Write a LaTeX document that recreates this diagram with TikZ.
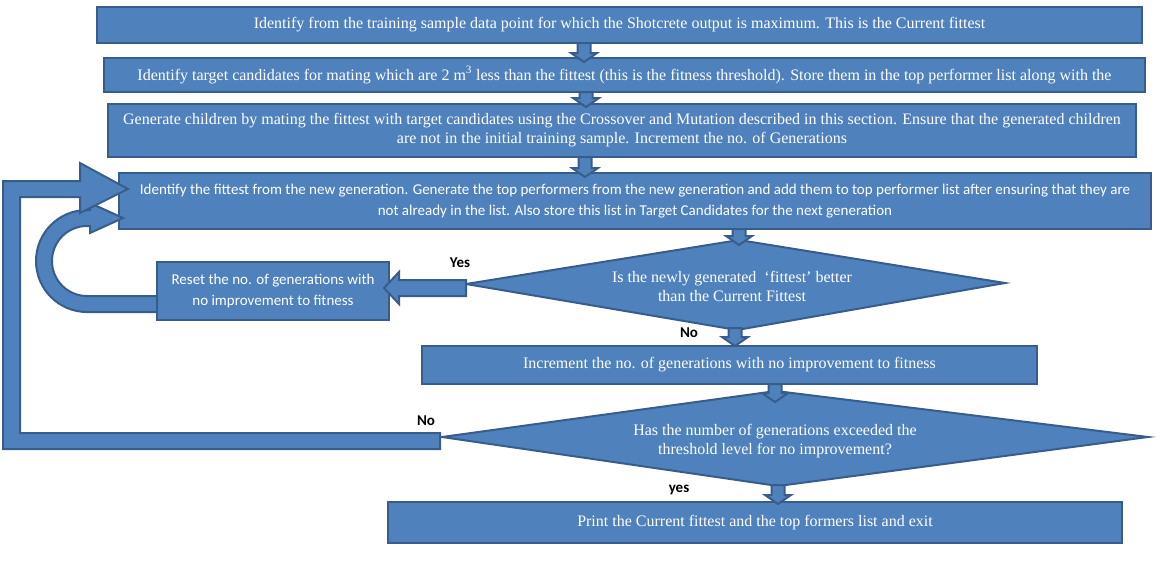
\documentclass[tikz,border=0pt]{standalone}
\usepackage{fontspec}
\setmainfont{Liberation Serif}
\newfontfamily\calfont{Carlito}
\definecolor{boxfill}{HTML}{4F81BD}
\definecolor{boxline}{HTML}{385D8A}
\newcommand\blkdown[3]{%
  \filldraw[shp] ({#1-6.5},{-(#2)}) -- ({#1+6.5},{-(#2)}) -- ({#1+6.5},{-(#3-9)}) -- ({#1+13},{-(#3-9)})
    -- ({#1},{-(#3)}) -- ({#1-13},{-(#3-9)}) -- ({#1-6.5},{-(#3-9)}) -- cycle;}
\begin{document}
\begin{tikzpicture}[x=1pt,y=1pt,
  shp/.style={draw=boxline, fill=boxfill, line width=2pt, line join=miter},
  box/.style={shp, text=white, align=center, inner sep=0pt, font=\fontsize{16}{19}\selectfont},
  calbox/.style={box, font=\calfont\fontsize{15}{21}\selectfont},
  dtext/.style={text=white, align=center, inner sep=0pt, font=\fontsize{16}{19}\selectfont},
  lbl/.style={font=\calfont\bfseries\fontsize{15}{17}\selectfont, inner sep=0pt}]
\useasboundingbox (0,0) rectangle (1162,-560);

% boxes
\node[box, minimum width=1045, minimum height=36] (b1) at (619.5,-25)
  {Identify from the training sample data point for which the Shotcrete output is maximum. This is the Current fittest};
\node[box, minimum width=1041, minimum height=34] (b2) at (624.5,-75)
  {Identify target candidates for mating which are 2 m\textsuperscript{3} less than the fittest (this is the fitness threshold). Store them in the top performer list along with the};
\node[box, minimum width=1028, minimum height=53] (b3) at (622,-130.5)
  {Generate children by mating the fittest with target candidates using the Crossover and Mutation described in this section. Ensure that the generated children\\are not in the initial training sample. Increment the no. of Generations};
\node[calbox, minimum width=1032, minimum height=56] (b4) at (635,-201)
  {Identify the fittest from the new generation. Generate the top performers from the new generation and add them to top performer list after ensuring that they are\\not already in the list. Also store this list in Target Candidates for the next generation};
\node[calbox, minimum width=232, minimum height=58] (reset) at (273,-291)
  {Reset the no. of generations with\\no improvement to fitness};
\node[box, minimum width=615, minimum height=38] (b5) at (729.5,-365)
  {Increment the no. of generations with no improvement to fitness};
\node[box, minimum width=734, minimum height=41] (b6) at (755,-522.5)
  {Print the Current fittest and the top formers list and exit};

% decision 1
\coordinate (d1l) at (466,-284);
\coordinate (d1t) at (739,-240);
\coordinate (d1r) at (1005,-283);
\coordinate (d1b) at (737,-330);
\filldraw[shp] (d1l) -- (d1t) -- (d1r) -- (d1b) -- cycle;
\node[dtext] (d1) at (732,-286) {Is the newly generated\ \ `fittest' better\\than the Current Fittest};

% decision 2
\coordinate (d2l) at (442,-437);
\coordinate (d2t) at (776,-391);
\coordinate (d2r) at (1148,-437);
\coordinate (d2b) at (778,-486);
\filldraw[shp] (d2l) -- (d2t) -- (d2r) -- (d2b) -- cycle;
\node[dtext] (d2) at (775,-441) {Has the number of generations exceeded the\\threshold level for no improvement?};

% small down arrows
\blkdown{584}{43}{62}
\blkdown{586}{92}{107}
\blkdown{585}{157}{177}
\blkdown{739}{229}{245}
\blkdown{735}{328}{346}
\blkdown{775}{384}{402}
\blkdown{778}{485}{504}

% Yes arrow to reset box
\filldraw[shp] (466,-280) -- (399,-280) -- (399,-272) -- (384,-288) -- (399,-304) -- (399,-296) -- (466,-296) -- cycle;

% U-turn arrow from reset box back to box 4
\filldraw[shp] (157,-312) -- (87,-312) arc[start angle=270, end angle=90, radius=51]
  -- (90,-210) -- (90,-203) -- (123,-218) -- (90,-233) -- (90,-226) -- (87,-226)
  arc[start angle=90, end angle=270, radius=35] -- (157,-296) -- cycle;

% big loop arrow from decision 2 back to box 4
\filldraw[shp] (440,-433) -- (20,-433) -- (20,-197) -- (80,-197) -- (80,-213) -- (128,-189)
  -- (80,-163) -- (80,-181) -- (3,-181) -- (3,-449) -- (440,-449) -- cycle;

% labels
\node[lbl] (yes1) at (460,-263) {Yes};
\node[lbl] (no1) at (689,-333) {No};
\node[lbl] (no2) at (426,-421) {No};
\node[lbl] (yes2) at (679,-490) {yes};
\end{tikzpicture}
\end{document}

▶ [TASK BRIEF]: Write out again, exactly, the lines from the start of the listing up to the line containing "(0,0) rectangle (1162,-560);", with both ends and without pictures.

▶ [RESPONSE FOR THIS EXERCISE]:
Write a LaTeX document that recreates this diagram with TikZ.
\documentclass[tikz,border=0pt]{standalone}
\usepackage{fontspec}
\setmainfont{Liberation Serif}
\newfontfamily\calfont{Carlito}
\definecolor{boxfill}{HTML}{4F81BD}
\definecolor{boxline}{HTML}{385D8A}
\newcommand\blkdown[3]{%
  \filldraw[shp] ({#1-6.5},{-(#2)}) -- ({#1+6.5},{-(#2)}) -- ({#1+6.5},{-(#3-9)}) -- ({#1+13},{-(#3-9)})
    -- ({#1},{-(#3)}) -- ({#1-13},{-(#3-9)}) -- ({#1-6.5},{-(#3-9)}) -- cycle;}
\begin{document}
\begin{tikzpicture}[x=1pt,y=1pt,
  shp/.style={draw=boxline, fill=boxfill, line width=2pt, line join=miter},
  box/.style={shp, text=white, align=center, inner sep=0pt, font=\fontsize{16}{19}\selectfont},
  calbox/.style={box, font=\calfont\fontsize{15}{21}\selectfont},
  dtext/.style={text=white, align=center, inner sep=0pt, font=\fontsize{16}{19}\selectfont},
  lbl/.style={font=\calfont\bfseries\fontsize{15}{17}\selectfont, inner sep=0pt}]
\useasboundingbox (0,0) rectangle (1162,-560);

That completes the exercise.